With some practice you will actually be able to see energy running through other people’s bodies and feel it running through yours. For example, if you are the one being flogged, you can imagine your heart being cracked open with each stroke. Or you can imagine the fiery strokes of a cane lighting your own inner fire and burning away limitations.

As with the breathing, practice by yourself first. As you masturbate, imagine breathing the turn-on in your genitals up into your heart, then into the top of your head. Feel it sliding into your arms and hands, legs and feet. You might feel the energy move, or see it, or even hear it. It doesn’t matter which way you imagine it. And feel free to fake it until you feel it. Energy follows thought. When you pretend the energy is in your heart or your hands, chances are you’ll be feeling it there soon after.

In both sex and BDSM we can become overly concerned with technique. We worry that we’re not doing it as well as it should be done, or as well as it could be done, or as well as it was done by our lover’s last partner. If you focus on breath and energy, there will be a lot less room in your mind for this kind of self-criticism. And, if you follow the energy instead of your critical mind, you won’t have to figure out what to do next. You’ll already be doing it.

Play at the Resilient Edge of Resistance

This is not really a technique. It’s a magical piece of awareness, crystallized and named by my beloved late teaching partner, Chester Mainard. As with most energetic practices, it is very simple but it may take a little practice before it becomes easy, natural, and automatic.
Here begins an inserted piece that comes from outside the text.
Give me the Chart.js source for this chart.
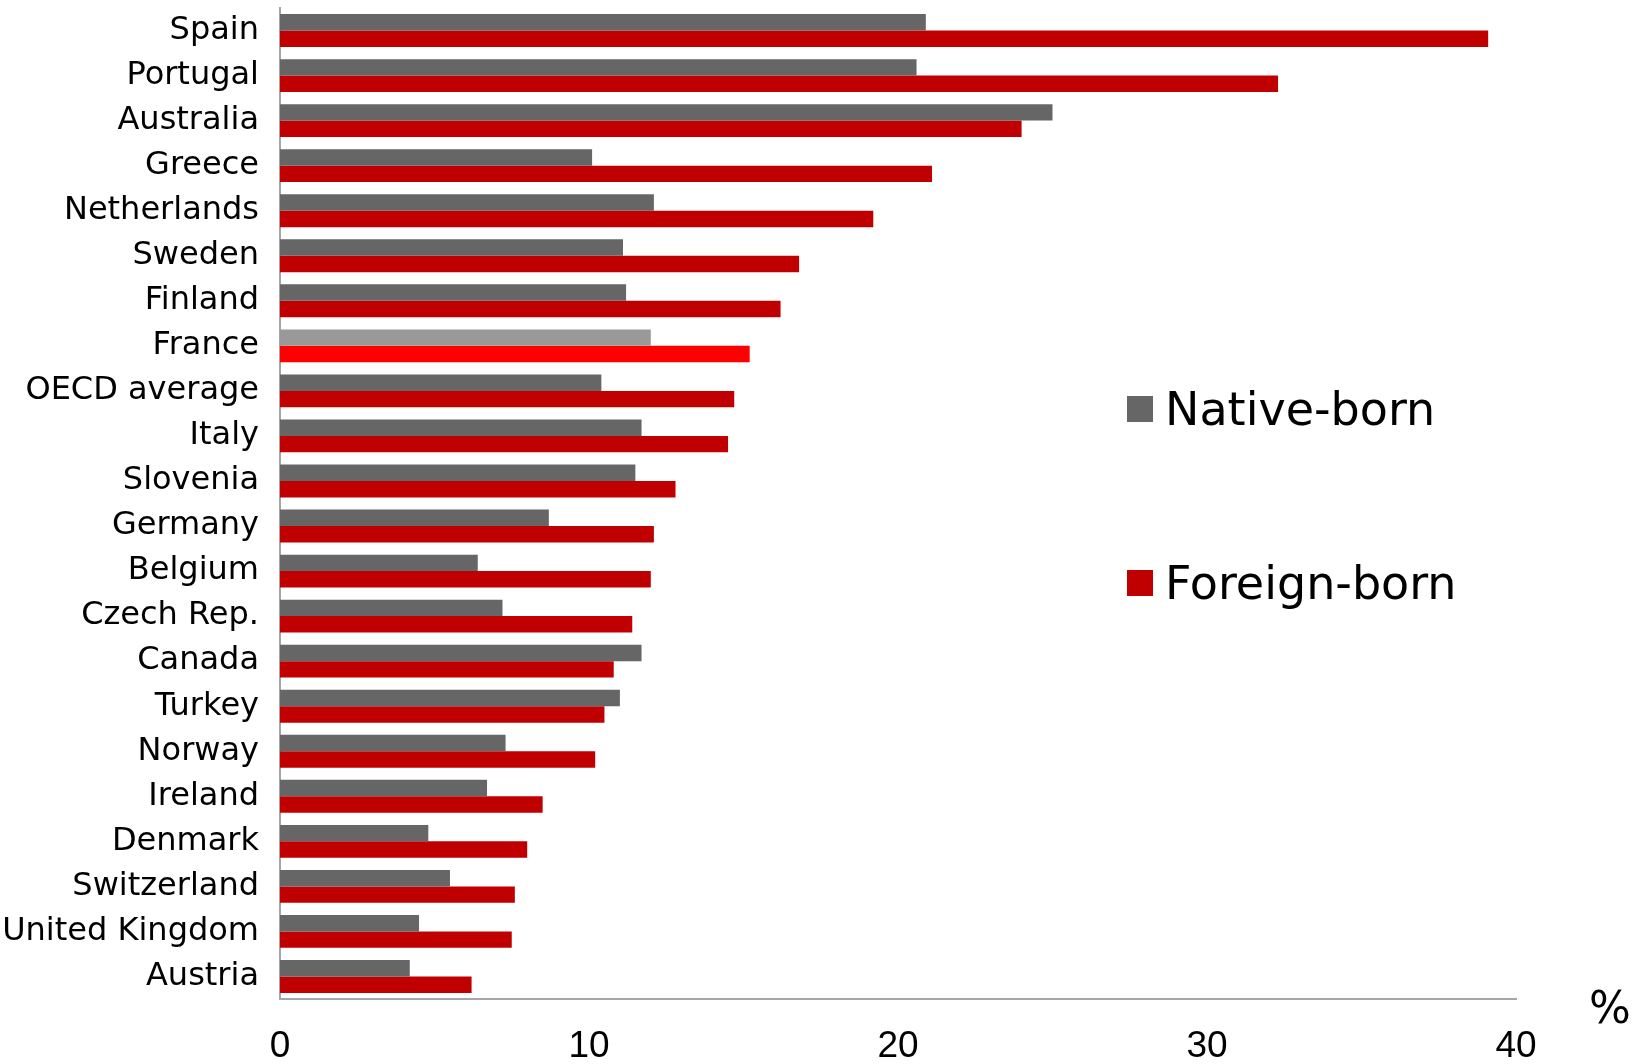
<!DOCTYPE html>
<html>
<head>
<meta charset="utf-8">
<script src="https://cdn.jsdelivr.net/npm/chart.js@4.4.1/dist/chart.umd.min.js"></script>
<style>
  body { margin: 0; background: #fff; overflow: hidden; }
  #wrap { position: relative; width: 1642px; height: 1064px; }
  #legend { position: absolute; left: 1127px; top: 0; font-family: 'DejaVu Sans', sans-serif; font-size: 46px; color: #000; }
  .item { position: absolute; left: 0; white-space: nowrap; display: flex; align-items: center; }
  .box { width: 26px; height: 26px; margin-right: 12px; }
</style>
</head>
<body>
<div id="wrap">
  <canvas id="chart" width="1642" height="1064"></canvas>
  <div id="legend"></div>
</div>
<script>
// datos
const countries = ['Spain', 'Portugal', 'Australia', 'Greece', 'Netherlands', 'Sweden', 'Finland',
  'France', 'OECD average', 'Italy', 'Slovenia', 'Germany', 'Belgium', 'Czech Rep.', 'Canada',
  'Turkey', 'Norway', 'Ireland', 'Denmark', 'Switzerland', 'United Kingdom', 'Austria']
const nativeBorn = [20.9, 20.6, 25.0, 10.1, 12.1, 11.1, 11.2, 12.0, 10.4, 11.7, 11.5, 8.7, 6.4,
  7.2, 11.7, 11.0, 7.3, 6.7, 4.8, 5.5, 4.5, 4.2]
const foreignBorn = [39.1, 32.3, 24.0, 21.1, 19.2, 16.8, 16.2, 15.2, 14.7, 14.5, 12.8, 12.1, 12.0,
  11.4, 10.8, 10.5, 10.2, 8.5, 8.0, 7.6, 7.5, 6.2]
const xTicks = [0, 10, 20, 30, 40]
const highlight = 'France'

const font = "'DejaVu Sans', sans-serif"

// France va en colores mas claros
const colorsFor = (normal, light) => countries.map(c => c === highlight ? light : normal)

const data = {
  labels: countries,
  datasets: [{
    label: 'Native-born',
    data: nativeBorn,
    backgroundColor: colorsFor('#666666', '#999999'),
    legendColor: '#666666'
  }, {
    label: 'Foreign-born',
    data: foreignBorn,
    backgroundColor: colorsFor('#C00000', '#FF0000'),
    legendColor: '#C00000'
  }]
}

const percentSign = {
  id: 'percentSign',
  afterDraw(chart) {
    const ctx = chart.ctx
    const area = chart.chartArea
    ctx.save()
    ctx.font = '44px ' + font
    ctx.fillStyle = '#000'
    ctx.textAlign = 'center'
    ctx.textBaseline = 'middle'
    ctx.fillText('%', area.right + 94, area.bottom + 13)
    ctx.restore()
  }
}

const options = {
  responsive: false,
  animation: false,
  indexAxis: 'y',
  layout: { padding: { top: 8, right: 126, bottom: 0, left: 0 } },
  datasets: { bar: { categoryPercentage: 0.73, barPercentage: 1 } },
  scales: {
    x: {
      min: 0,
      max: 40,
      afterBuildTicks: scale => { scale.ticks = xTicks.map(v => ({ value: v })) },
      afterFit: scale => { scale.height = 65 },
      grid: { display: false, drawTicks: false },
      border: { display: true, color: '#a6a6a6', width: 2 },
      ticks: { color: '#000', padding: 26, font: { family: 'Liberation Sans', size: 37 } }
    },
    y: {
      afterFit: scale => {
        scale.width = 280
        scale.paddingTop = 0
        scale.paddingBottom = 0
      },
      grid: { display: false, drawTicks: false },
      border: { display: true, color: '#a6a6a6', width: 2 },
      ticks: { color: '#000', padding: 21, autoSkip: false, font: { family: font, size: 32 } }
    }
  },
  plugins: {
    legend: { display: false },
    tooltip: { enabled: false }
  }
}

new Chart('chart', { type: 'bar', data, options, plugins: [percentSign] })

// leyenda en html
const legendTops = [409, 583]
const legend = document.getElementById('legend')
data.datasets.forEach((ds, i) => {
  const item = document.createElement('div')
  item.className = 'item'
  item.style.top = (legendTops[i] - 30) + 'px'
  item.style.height = '60px'
  item.innerHTML = '<span class="box" style="background:' + ds.legendColor + '"></span><span>' + ds.label + '</span>'
  legend.appendChild(item)
})
</script>
</body>
</html>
Although the Resilient Edge of Resistance applies to any kind of connection, especially emotional and psychic connections, it is most easily understood when applied to touch. The Resilient Edge of Resistance is a touch that is neither too hard nor too soft. The touch is deep enough that the body pushes back just a little, but gentle enough that the body does not go rigid. When you are touched at your Resilient Edge of Resistance you are lulled into a place of deep comfort and surrender, yet you remain awake and eager for more.